▸ **Data excerpt**
....................
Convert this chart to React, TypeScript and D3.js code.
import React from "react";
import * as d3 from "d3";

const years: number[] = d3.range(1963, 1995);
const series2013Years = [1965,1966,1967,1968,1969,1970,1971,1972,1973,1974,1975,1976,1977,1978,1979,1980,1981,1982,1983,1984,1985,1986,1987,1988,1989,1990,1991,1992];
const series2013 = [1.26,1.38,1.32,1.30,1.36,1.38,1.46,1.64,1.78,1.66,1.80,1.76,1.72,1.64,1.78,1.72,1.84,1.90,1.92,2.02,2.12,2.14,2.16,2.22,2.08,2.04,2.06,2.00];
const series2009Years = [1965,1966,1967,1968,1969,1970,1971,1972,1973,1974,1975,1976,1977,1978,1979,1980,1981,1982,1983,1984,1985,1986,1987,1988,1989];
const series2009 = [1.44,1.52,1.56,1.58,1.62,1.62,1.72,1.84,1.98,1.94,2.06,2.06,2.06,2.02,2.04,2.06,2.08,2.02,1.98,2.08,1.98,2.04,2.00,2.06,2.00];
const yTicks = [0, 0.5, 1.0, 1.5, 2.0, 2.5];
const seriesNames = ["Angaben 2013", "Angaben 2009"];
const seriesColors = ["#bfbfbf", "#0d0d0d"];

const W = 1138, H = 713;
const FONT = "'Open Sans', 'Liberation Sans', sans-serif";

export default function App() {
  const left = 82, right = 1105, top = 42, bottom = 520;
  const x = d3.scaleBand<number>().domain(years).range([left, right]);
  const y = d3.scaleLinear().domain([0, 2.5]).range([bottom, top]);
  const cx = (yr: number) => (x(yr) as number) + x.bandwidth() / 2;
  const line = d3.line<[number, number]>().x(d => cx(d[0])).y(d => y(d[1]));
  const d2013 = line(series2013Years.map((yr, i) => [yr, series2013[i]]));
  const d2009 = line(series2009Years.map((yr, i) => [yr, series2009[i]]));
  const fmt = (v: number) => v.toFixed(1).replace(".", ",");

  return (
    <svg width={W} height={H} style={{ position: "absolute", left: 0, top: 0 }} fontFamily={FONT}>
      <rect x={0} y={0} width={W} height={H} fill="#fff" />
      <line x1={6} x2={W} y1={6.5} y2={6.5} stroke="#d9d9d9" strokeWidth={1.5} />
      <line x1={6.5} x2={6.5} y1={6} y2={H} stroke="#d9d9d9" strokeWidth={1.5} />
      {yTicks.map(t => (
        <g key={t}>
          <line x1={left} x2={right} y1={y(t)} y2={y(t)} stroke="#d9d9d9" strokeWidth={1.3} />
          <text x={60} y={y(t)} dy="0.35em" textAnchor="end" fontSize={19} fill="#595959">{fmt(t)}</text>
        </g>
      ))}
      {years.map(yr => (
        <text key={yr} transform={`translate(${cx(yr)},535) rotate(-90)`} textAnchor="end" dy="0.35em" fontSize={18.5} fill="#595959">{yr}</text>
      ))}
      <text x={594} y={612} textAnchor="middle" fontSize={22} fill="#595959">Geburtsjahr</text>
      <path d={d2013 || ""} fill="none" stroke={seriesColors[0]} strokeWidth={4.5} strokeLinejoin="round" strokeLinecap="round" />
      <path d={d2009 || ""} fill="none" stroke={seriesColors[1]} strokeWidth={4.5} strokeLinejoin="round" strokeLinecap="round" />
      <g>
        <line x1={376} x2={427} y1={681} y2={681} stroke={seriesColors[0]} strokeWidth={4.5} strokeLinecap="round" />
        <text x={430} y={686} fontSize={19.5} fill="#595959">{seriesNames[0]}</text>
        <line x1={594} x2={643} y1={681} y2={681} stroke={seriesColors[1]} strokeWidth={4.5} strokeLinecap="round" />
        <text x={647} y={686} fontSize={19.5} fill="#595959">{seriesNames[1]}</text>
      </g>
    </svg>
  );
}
....................
▸ **Task brief**
Every line of the data above should be reproduced word for word.

▸ **Result of the task**
Convert this chart to React, TypeScript and D3.js code.
import React from "react";
import * as d3 from "d3";

const years: number[] = d3.range(1963, 1995);
const series2013Years = [1965,1966,1967,1968,1969,1970,1971,1972,1973,1974,1975,1976,1977,1978,1979,1980,1981,1982,1983,1984,1985,1986,1987,1988,1989,1990,1991,1992];
const series2013 = [1.26,1.38,1.32,1.30,1.36,1.38,1.46,1.64,1.78,1.66,1.80,1.76,1.72,1.64,1.78,1.72,1.84,1.90,1.92,2.02,2.12,2.14,2.16,2.22,2.08,2.04,2.06,2.00];
const series2009Years = [1965,1966,1967,1968,1969,1970,1971,1972,1973,1974,1975,1976,1977,1978,1979,1980,1981,1982,1983,1984,1985,1986,1987,1988,1989];
const series2009 = [1.44,1.52,1.56,1.58,1.62,1.62,1.72,1.84,1.98,1.94,2.06,2.06,2.06,2.02,2.04,2.06,2.08,2.02,1.98,2.08,1.98,2.04,2.00,2.06,2.00];
const yTicks = [0, 0.5, 1.0, 1.5, 2.0, 2.5];
const seriesNames = ["Angaben 2013", "Angaben 2009"];
const seriesColors = ["#bfbfbf", "#0d0d0d"];

const W = 1138, H = 713;
const FONT = "'Open Sans', 'Liberation Sans', sans-serif";

export default function App() {
  const left = 82, right = 1105, top = 42, bottom = 520;
  const x = d3.scaleBand<number>().domain(years).range([left, right]);
  const y = d3.scaleLinear().domain([0, 2.5]).range([bottom, top]);
  const cx = (yr: number) => (x(yr) as number) + x.bandwidth() / 2;
  const line = d3.line<[number, number]>().x(d => cx(d[0])).y(d => y(d[1]));
  const d2013 = line(series2013Years.map((yr, i) => [yr, series2013[i]]));
  const d2009 = line(series2009Years.map((yr, i) => [yr, series2009[i]]));
  const fmt = (v: number) => v.toFixed(1).replace(".", ",");

  return (
    <svg width={W} height={H} style={{ position: "absolute", left: 0, top: 0 }} fontFamily={FONT}>
      <rect x={0} y={0} width={W} height={H} fill="#fff" />
      <line x1={6} x2={W} y1={6.5} y2={6.5} stroke="#d9d9d9" strokeWidth={1.5} />
      <line x1={6.5} x2={6.5} y1={6} y2={H} stroke="#d9d9d9" strokeWidth={1.5} />
      {yTicks.map(t => (
        <g key={t}>
          <line x1={left} x2={right} y1={y(t)} y2={y(t)} stroke="#d9d9d9" strokeWidth={1.3} />
          <text x={60} y={y(t)} dy="0.35em" textAnchor="end" fontSize={19} fill="#595959">{fmt(t)}</text>
        </g>
      ))}
      {years.map(yr => (
        <text key={yr} transform={`translate(${cx(yr)},535) rotate(-90)`} textAnchor="end" dy="0.35em" fontSize={18.5} fill="#595959">{yr}</text>
      ))}
      <text x={594} y={612} textAnchor="middle" fontSize={22} fill="#595959">Geburtsjahr</text>
      <path d={d2013 || ""} fill="none" stroke={seriesColors[0]} strokeWidth={4.5} strokeLinejoin="round" strokeLinecap="round" />
      <path d={d2009 || ""} fill="none" stroke={seriesColors[1]} strokeWidth={4.5} strokeLinejoin="round" strokeLinecap="round" />
      <g>
        <line x1={376} x2={427} y1={681} y2={681} stroke={seriesColors[0]} strokeWidth={4.5} strokeLinecap="round" />
        <text x={430} y={686} fontSize={19.5} fill="#595959">{seriesNames[0]}</text>
        <line x1={594} x2={643} y1={681} y2={681} stroke={seriesColors[1]} strokeWidth={4.5} strokeLinecap="round" />
        <text x={647} y={686} fontSize={19.5} fill="#595959">{seriesNames[1]}</text>
      </g>
    </svg>
  );
}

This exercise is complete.